Karanlıktan Yıldızlara…

Psikolojik dayanıklılık, kişilerin zorlu yaşam olayları karşısında işlevselliğini sürdürme ve duygusal bütünlüğünü koruma kapasitesini ifade eder. Dinamik kuramsal perspektiften bakıldığında bu kapasite, kişinin içsel nesne ilişkileri, affekt düzenleme mekanizmaları, benlik temsilleri ve ilişkisel deneyimleri tarafından şekillenir. Bu bağlamda dayanıklılık, yalnızca doğuştan getirilen özelliklere değil, aynı zamanda yaşam boyu kurulan ilişkilerin niteliğine ve içsel dünyada oluşturulan temsillere bağlı olarak gelişen çok katmanlı bir yapıdır.

Bu metinde dayanıklılık, metaforik bir çerçeveyle “karanlık bir gecenin gökyüzündeki yıldızlara” benzetilmektedir. Karanlık gece, kişinin yaşamındaki travmatik deneyimleri, belirsizlikleri, yoğun affektleri ve kriz dönemlerini simgeler. Gökyüzündeki yıldızlar ise kişinin içsel ve ilişkisel kaynaklarını; yani iyi nesne temsillerini, duygusal işleme kapasitesini, kendini yatıştırma becerisini, anlam inşa etme yetisini ve destekleyici ilişkilerin içselleştirilmiş izlerini temsil eder.

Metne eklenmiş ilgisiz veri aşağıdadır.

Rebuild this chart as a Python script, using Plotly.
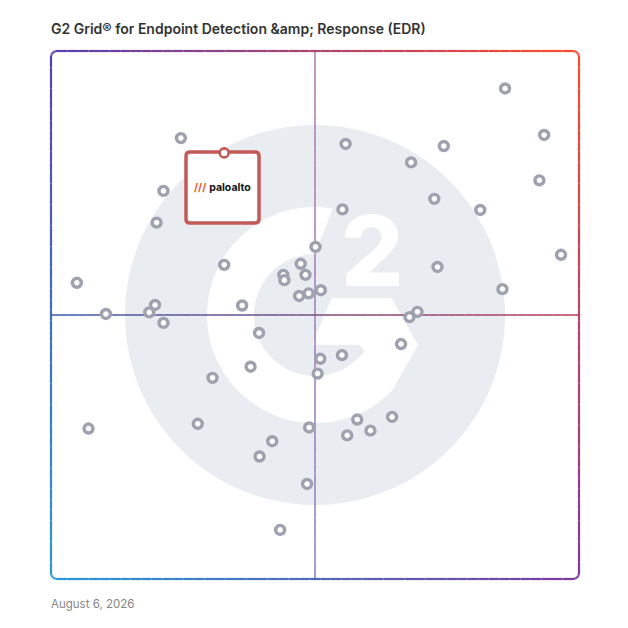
import numpy as np
import plotly.graph_objects as go

# vendor positions on the grid (0-100 both ways, 50 = quadrant split)
vendor_x = [24.6, 55.8, 74.4, 68.2, 21.3, 72.6, 81.3, 55.2, 20.0, 50.1,
            32.8, 47.3, 73.2, 44.0, 44.2, 48.2, 85.5, 51.1, 48.8, 47.0,
            36.2, 19.7, 18.6, 69.4, 67.9, 21.3, 39.4, 66.3, 55.1, 51.0,
            50.5, 37.8, 30.6, 27.8, 64.6, 58.0, 60.5, 56.1, 48.9, 41.9,
            39.5, 48.5, 86.0, 93.4, 92.5, 96.6, 4.9, 10.4, 7.1, 43.4]
vendor_y = [83.5, 82.4, 82.0, 78.9, 73.5, 72.0, 69.9, 70.0, 67.5, 62.9,
            59.5, 59.7, 59.1, 57.6, 56.6, 57.6, 54.9, 54.7, 54.1, 53.6,
            51.8, 51.9, 50.5, 50.6, 49.6, 48.5, 46.6, 44.5, 42.4, 41.7,
            38.9, 40.2, 38.1, 29.4, 30.7, 30.2, 28.1, 27.2, 28.7, 26.1,
            23.2, 18.0, 92.9, 84.1, 75.5, 61.4, 56.1, 50.2, 28.5, 9.3]

palo_x = [32.8]
palo_y = [80.7]

title_text = "G2 Grid® for Endpoint Detection &amp;amp; Response (EDR)"
date_text = "August 6, 2026"

# page body has an 8px margin, so the figure is drawn 8px smaller/offset
PAD = 8
W = 628 - PAD
L, T, SIDE = 51, 51, 528
K = SIDE / 100.0


def to_data(px, py):
    return (px - L) / K, (T + SIDE - py) / K


def to_paper(px, py):
    return (px - L) / SIDE, (T + SIDE - py) / SIDE


def mix(a, b, t):
    return tuple(a[i] + (b[i] - a[i]) * t for i in range(3))


def rgb(c):
    return "rgb(%d,%d,%d)" % tuple(int(round(v)) for v in c)


TL = (88, 62, 178)
TR = (255, 74, 42)
BL = (40, 152, 216)
BR = (122, 58, 156)


def field(px, py):
    u = min(max((px - L) / SIDE, 0), 1)
    v = min(max((py - T) / SIDE, 0), 1)
    return mix(mix(TL, TR, u), mix(BL, BR, u), v)


def path_from(points, close=True):
    s = "M " + " L ".join("%.3f,%.3f" % p for p in points)
    return s + (" Z" if close else "")


shapes = []

# G2 watermark
cx, cy = 50, 50
disc_r = 190 / K
shapes.append(dict(type="circle", xref="x", yref="y", x0=cx - disc_r, x1=cx + disc_r,
                   y0=cy - disc_r, y1=cy + disc_r, fillcolor="#e9ecf0",
                   line=dict(width=0), layer="below"))
r_out, r_in = 108 / K, 61 / K
ring = []
for a in np.linspace(80.5, 315.4, 120):
    ring.append((cx + r_out * np.cos(np.radians(a)), cy + r_out * np.sin(np.radians(a))))
for a in np.linspace(323.8, 90, 120):
    ring.append((cx + r_in * np.cos(np.radians(a)), cy + r_in * np.sin(np.radians(a))))
shapes.append(dict(type="path", xref="x", yref="y", path=path_from(ring),
                   fillcolor="white", line=dict(width=0), layer="below"))
chev = [to_data(*p) for p in [(312, 345), (331.7, 298.3), (391.7, 298.3),
                              (418, 345), (392, 391), (360, 345)]]
shapes.append(dict(type="path", xref="x", yref="y", path=path_from(chev),
                   fillcolor="white", line=dict(width=0), layer="below"))


def add_gradient_line(pts, colors, width, ref, layer):
    conv = to_data if ref == "x" else to_paper
    for i in range(len(pts) - 1):
        (x0, y0), (x1, y1) = conv(*pts[i]), conv(*pts[i + 1])
        shapes.append(dict(type="line", xref=ref, yref="y" if ref == "x" else "paper",
                           x0=x0, y0=y0, x1=x1, y1=y1,
                           line=dict(color=rgb(colors[i]), width=width), layer=layer))


# quadrant lines
n = 60
vpts = [(L + SIDE / 2, T + SIDE * i / n) for i in range(n + 1)]
vcol = [mix((186, 126, 176), (138, 132, 202), (i + 0.5) / n) for i in range(n)]
add_gradient_line(vpts, vcol, 1.6, "x", "below")
hpts = [(L + SIDE * i / n, T + SIDE / 2) for i in range(n + 1)]
hcol = [mix((66, 98, 182), (192, 68, 92), (i + 0.5) / n) for i in range(n)]
add_gradient_line(hpts, hcol, 1.6, "x", "below")

# Palo Alto highlight box
bx0, by0, bx1, by1, br = 186, 152, 259, 223, 4
box = [("M", (bx0 + br, by0)), ("L", (bx1 - br, by0)), ("Q", (bx1, by0), (bx1, by0 + br)),
       ("L", (bx1, by1 - br)), ("Q", (bx1, by1), (bx1 - br, by1)), ("L", (bx0 + br, by1)),
       ("Q", (bx0, by1), (bx0, by1 - br)), ("L", (bx0, by0 + br)),
       ("Q", (bx0, by0), (bx0 + br, by0))]
bpath = ""
for cmd in box:
    bpath += cmd[0] + " " + " ".join("%.3f,%.3f" % to_data(*p) for p in cmd[1:]) + " "
shapes.append(dict(type="path", xref="x", yref="y", path=bpath + "Z", fillcolor="white",
                   line=dict(color="#c35a58", width=3.5), layer="below"))

# rounded gradient frame
rc = 6
frame = []
def corner(cxp, cyp, a0, a1):
    for a in np.linspace(a0, a1, 8):
        frame.append((cxp + rc * np.cos(np.radians(a)), cyp + rc * np.sin(np.radians(a))))
R, B = L + SIDE, T + SIDE
for t in np.linspace(L + rc, R - rc, 50):
    frame.append((t, T))
corner(R - rc, T + rc, -90, 0)
for t in np.linspace(T + rc, B - rc, 50):
    frame.append((R, t))
corner(R - rc, B - rc, 0, 90)
for t in np.linspace(R - rc, L + rc, 50):
    frame.append((t, B))
corner(L + rc, B - rc, 90, 180)
for t in np.linspace(B - rc, T + rc, 50):
    frame.append((L, t))
corner(L + rc, T + rc, 180, 270)
frame.append(frame[0])
fcol = [field((frame[i][0] + frame[i + 1][0]) / 2, (frame[i][1] + frame[i + 1][1]) / 2)
        for i in range(len(frame) - 1)]
add_gradient_line(frame, fcol, 2.2, "paper", "above")

fig = go.Figure()
fig.add_trace(go.Scatter(x=vendor_x, y=vendor_y, mode="markers", hoverinfo="skip",
                         marker=dict(size=9, color="white", line=dict(color="#9da2ae", width=3.4))))
fig.add_trace(go.Scatter(x=palo_x, y=palo_y, mode="markers", hoverinfo="skip",
                         marker=dict(size=9, color="white", line=dict(color="#c35a58", width=2.6))))

annotations = [
    dict(text=title_text, xref="paper", yref="paper", x=-2 / SIDE, y=(T + SIDE - 29) / SIDE,
         xanchor="left", yanchor="middle", showarrow=False,
         font=dict(family="Inter", size=14, color="#333333", weight=600)),
    dict(text=date_text, xref="paper", yref="paper", x=-2 / SIDE, y=(T + SIDE - 604) / SIDE,
         xanchor="left", yanchor="middle", showarrow=False,
         font=dict(family="Inter", size=11.5, color="#858585")),
    dict(text="2", xref="x", yref="y", x=to_data(372, 250)[0], y=to_data(372, 250)[1],
         xanchor="center", yanchor="middle", showarrow=False,
         font=dict(family="Inter", size=98, color="white", weight=800)),
    dict(text="<span style='color:#f5542a'><b>///</b></span> <b>paloalto</b>",
         xref="x", yref="y", x=to_data(222.5, 187)[0], y=to_data(222.5, 187)[1],
         xanchor="center", yanchor="middle", showarrow=False,
         font=dict(family="Inter", size=10.5, color="#111111")),
]

fig.update_layout(
    width=W, height=W,
    margin=dict(l=L - PAD, r=W - (L - PAD) - SIDE, t=T - PAD, b=W - (T - PAD) - SIDE),
    paper_bgcolor="white", plot_bgcolor="white",
    xaxis=dict(range=[0, 100], visible=False, fixedrange=True),
    yaxis=dict(range=[0, 100], visible=False, fixedrange=True),
    showlegend=False,
    shapes=shapes,
    annotations=annotations,
)

fig.write_html("out.html")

Karanlık ne kadar derinleşirse derinleşsin, yıldızlar hem yön bulmayı mümkün kılan hem de karanlığın niteliğini dönüştüren bir işlev görür. Bu durum, dayanıklılık kaynaklarının yalnızca zorlanmalar karşısında devreye giren pasif bir mekanizma olmadığını; aksine kişinin affekt toleransını artıran, içsel düzenlemeyi kolaylaştıran ve benlik bütünlüğünü güçlendiren aktif bir işlev taşıdığını göstermektedir. Yıldızların artması metaforik olarak, kişinin içsel kaynaklarının çeşitlenmesi ve zenginleşmesi anlamına gelir. Bu zenginlik, klinik bağlamda kişinin kendilik temsillerinin daha bütüncül oluşmasını, daha esnek savunmalar kullanmasını ve stresörlere yönelik daha uyumlu yanıtlar verebilmesini kolaylaştırır.

Dinamik ekol açısından bu kaynakların oluşumu, erken ilişkisel deneyimlerdeki tutarlılık, duygusal yansıtılma ve düzenlenme süreçleriyle yakından ilişkilidir. Güvenli bağlanma deneyimleri, iyi nesnelerin içselleştirilmesini ve bu nesnelerin kişinin iç dünyasında “içsel ışık” olarak işlev görmesini destekler. Terapötik süreç de benzer bir işlev yerine getirir: terapötik ilişki, yeni düzenleyici deneyimler yaratarak kişinin mevcut yıldızlarının görünür hale gelmesine veya yeni yıldızların oluşmasına katkıda bulunur.

Sonuç olarak, dayanıklılık çok boyutlu bir psikodinamik süreç olarak ele alındığında, kişinin içsel gökyüzündeki yıldızların çoğalması karanlığın yok edilmesi anlamına gelmez; karanlığın içinde bir yön bulma kapasitesinin güçlenmesi anlamına gelir. Bu çerçeve, dayanıklılığın yalnızca bireysel bir özellik değil, ilişkisel ve yapısal olarak inşa edilen bir kapasite olduğunu vurgular.